— BEGIN —
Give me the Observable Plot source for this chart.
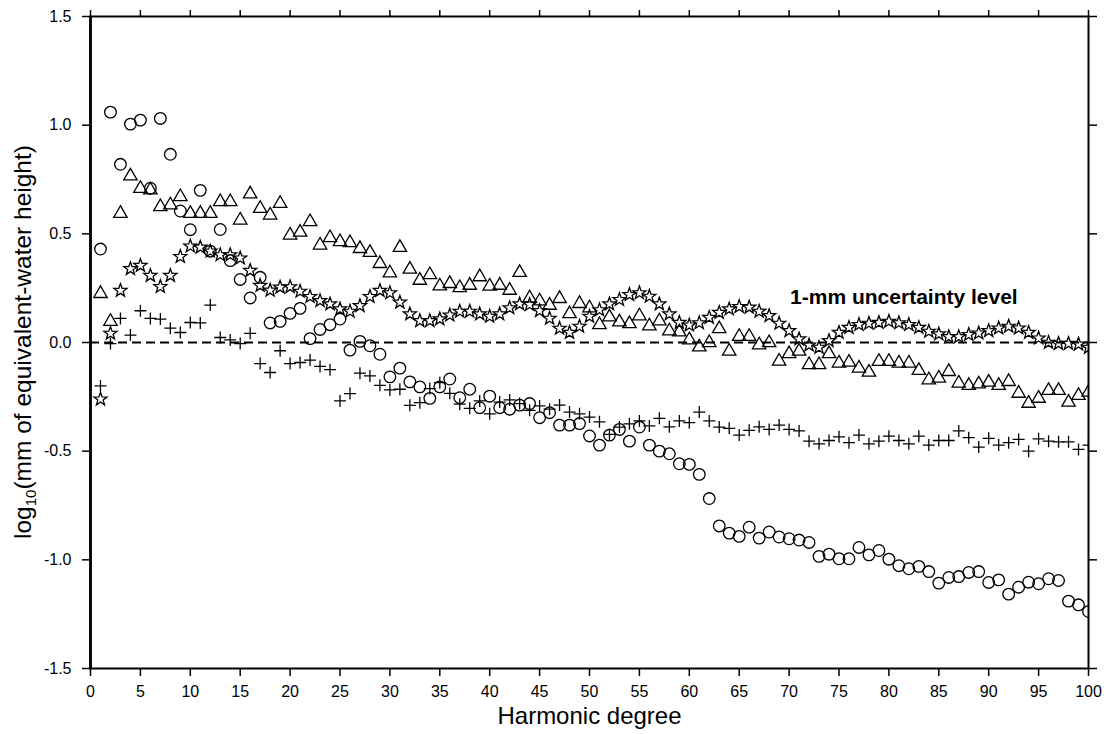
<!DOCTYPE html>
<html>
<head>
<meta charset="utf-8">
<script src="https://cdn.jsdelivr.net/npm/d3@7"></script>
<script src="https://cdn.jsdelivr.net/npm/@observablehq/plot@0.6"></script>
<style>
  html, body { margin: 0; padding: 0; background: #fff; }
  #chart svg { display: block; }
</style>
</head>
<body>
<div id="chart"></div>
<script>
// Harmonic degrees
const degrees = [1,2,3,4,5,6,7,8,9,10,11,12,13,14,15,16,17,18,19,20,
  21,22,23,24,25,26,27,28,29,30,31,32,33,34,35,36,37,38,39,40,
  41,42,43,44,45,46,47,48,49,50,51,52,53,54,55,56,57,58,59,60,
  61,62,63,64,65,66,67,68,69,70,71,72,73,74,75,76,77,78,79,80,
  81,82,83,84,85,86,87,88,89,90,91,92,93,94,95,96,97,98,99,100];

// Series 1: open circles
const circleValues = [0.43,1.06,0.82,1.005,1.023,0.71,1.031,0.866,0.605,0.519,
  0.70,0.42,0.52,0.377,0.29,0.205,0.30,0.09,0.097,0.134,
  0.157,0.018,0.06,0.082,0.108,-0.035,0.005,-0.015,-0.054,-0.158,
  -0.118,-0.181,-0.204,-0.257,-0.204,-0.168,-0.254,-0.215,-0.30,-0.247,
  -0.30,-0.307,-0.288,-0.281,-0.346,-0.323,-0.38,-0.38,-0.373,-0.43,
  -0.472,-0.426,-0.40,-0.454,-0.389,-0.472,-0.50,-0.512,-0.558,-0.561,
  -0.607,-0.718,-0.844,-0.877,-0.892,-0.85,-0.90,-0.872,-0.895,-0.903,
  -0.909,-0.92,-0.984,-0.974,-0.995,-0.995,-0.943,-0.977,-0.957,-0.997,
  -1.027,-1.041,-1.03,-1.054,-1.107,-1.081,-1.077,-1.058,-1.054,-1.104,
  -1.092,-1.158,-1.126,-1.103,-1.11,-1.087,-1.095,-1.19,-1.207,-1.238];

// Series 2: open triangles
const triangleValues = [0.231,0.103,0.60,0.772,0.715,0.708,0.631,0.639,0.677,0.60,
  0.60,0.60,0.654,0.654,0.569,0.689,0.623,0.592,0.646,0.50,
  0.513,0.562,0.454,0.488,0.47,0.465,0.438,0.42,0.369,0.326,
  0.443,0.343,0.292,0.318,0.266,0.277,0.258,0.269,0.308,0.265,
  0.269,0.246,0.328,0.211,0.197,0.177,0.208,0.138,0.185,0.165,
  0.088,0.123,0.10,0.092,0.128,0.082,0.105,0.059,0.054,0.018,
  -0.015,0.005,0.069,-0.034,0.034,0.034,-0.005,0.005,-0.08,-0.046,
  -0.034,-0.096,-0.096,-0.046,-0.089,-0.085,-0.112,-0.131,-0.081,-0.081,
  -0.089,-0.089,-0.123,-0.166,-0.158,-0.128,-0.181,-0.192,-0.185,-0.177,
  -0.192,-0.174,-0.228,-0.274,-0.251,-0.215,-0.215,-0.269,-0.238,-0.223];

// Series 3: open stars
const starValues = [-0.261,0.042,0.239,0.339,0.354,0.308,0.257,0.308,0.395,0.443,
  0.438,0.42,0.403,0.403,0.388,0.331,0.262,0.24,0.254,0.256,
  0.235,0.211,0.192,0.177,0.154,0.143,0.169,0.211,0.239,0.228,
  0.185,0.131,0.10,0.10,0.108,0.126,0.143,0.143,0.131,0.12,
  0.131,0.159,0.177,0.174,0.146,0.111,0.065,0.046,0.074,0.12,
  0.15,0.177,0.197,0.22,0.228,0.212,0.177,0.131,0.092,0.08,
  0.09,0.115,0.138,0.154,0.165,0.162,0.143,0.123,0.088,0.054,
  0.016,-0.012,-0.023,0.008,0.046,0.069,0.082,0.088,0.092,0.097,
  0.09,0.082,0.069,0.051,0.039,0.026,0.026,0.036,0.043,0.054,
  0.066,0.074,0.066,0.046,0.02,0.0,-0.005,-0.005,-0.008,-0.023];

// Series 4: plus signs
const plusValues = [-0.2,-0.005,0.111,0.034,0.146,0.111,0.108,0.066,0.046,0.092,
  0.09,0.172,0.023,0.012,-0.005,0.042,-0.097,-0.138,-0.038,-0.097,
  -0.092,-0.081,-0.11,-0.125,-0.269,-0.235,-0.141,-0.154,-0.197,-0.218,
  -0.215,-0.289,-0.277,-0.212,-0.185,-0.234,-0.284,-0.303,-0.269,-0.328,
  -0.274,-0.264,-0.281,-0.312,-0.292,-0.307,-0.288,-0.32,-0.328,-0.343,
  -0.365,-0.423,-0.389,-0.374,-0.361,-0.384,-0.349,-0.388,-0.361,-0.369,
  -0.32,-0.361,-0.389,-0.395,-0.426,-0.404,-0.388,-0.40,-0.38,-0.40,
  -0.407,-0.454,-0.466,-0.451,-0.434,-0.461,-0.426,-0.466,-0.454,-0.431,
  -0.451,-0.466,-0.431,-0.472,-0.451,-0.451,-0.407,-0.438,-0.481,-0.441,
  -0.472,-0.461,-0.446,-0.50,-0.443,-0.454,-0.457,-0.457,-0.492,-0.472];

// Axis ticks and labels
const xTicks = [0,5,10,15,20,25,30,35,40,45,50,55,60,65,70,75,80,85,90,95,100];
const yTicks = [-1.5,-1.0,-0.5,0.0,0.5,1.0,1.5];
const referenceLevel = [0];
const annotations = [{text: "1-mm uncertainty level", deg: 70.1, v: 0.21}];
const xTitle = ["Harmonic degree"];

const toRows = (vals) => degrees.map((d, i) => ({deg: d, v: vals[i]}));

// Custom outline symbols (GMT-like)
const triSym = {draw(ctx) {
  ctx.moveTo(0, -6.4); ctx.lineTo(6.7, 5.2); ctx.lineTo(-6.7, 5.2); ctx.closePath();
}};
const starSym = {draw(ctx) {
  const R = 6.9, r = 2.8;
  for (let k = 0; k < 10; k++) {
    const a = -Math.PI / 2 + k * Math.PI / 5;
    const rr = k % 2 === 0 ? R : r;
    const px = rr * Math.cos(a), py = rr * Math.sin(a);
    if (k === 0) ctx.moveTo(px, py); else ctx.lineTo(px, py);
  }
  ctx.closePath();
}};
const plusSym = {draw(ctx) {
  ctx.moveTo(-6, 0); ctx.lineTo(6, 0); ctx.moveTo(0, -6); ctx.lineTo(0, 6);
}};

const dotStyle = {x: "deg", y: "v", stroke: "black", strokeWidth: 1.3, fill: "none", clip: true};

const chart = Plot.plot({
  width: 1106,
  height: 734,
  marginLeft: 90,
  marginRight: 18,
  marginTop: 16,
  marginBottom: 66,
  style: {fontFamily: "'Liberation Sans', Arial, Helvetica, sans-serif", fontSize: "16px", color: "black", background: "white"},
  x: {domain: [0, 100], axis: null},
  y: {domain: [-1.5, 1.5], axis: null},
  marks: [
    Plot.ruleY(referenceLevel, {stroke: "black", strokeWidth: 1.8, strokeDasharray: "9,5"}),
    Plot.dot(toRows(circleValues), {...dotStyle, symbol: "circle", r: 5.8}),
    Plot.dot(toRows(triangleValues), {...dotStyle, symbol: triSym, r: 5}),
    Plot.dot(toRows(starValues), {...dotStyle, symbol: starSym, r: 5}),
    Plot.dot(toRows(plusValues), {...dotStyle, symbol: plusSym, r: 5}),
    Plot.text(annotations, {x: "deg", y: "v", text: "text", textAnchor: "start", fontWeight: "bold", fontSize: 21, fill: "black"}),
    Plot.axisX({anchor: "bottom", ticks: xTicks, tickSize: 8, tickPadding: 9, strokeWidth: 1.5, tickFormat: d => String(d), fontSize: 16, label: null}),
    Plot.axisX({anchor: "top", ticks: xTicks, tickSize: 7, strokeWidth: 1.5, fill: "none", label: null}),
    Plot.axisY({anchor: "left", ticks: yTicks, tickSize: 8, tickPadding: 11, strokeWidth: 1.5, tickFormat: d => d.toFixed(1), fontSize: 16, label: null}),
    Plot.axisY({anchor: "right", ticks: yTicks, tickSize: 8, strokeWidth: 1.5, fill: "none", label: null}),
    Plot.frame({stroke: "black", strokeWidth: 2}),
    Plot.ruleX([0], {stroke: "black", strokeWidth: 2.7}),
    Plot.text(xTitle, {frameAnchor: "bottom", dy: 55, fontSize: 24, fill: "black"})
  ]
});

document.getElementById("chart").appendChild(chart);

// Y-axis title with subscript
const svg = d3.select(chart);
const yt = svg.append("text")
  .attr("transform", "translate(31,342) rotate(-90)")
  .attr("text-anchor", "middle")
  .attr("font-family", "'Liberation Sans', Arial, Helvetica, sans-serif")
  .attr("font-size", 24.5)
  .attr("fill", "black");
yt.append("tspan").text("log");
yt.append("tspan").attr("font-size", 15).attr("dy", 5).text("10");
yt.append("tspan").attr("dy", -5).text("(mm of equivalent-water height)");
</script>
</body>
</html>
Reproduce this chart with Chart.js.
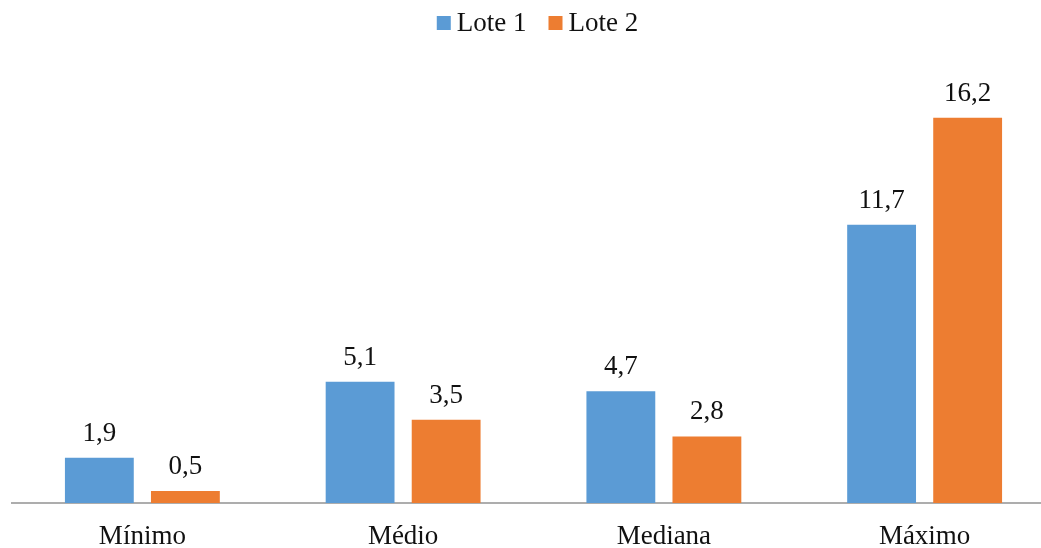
— END —
- What is needed
Check every line of the data, and copy the ones that contain "this".

- Full solution
Give me the Observable Plot source for this chart.
Reproduce this chart with Chart.js.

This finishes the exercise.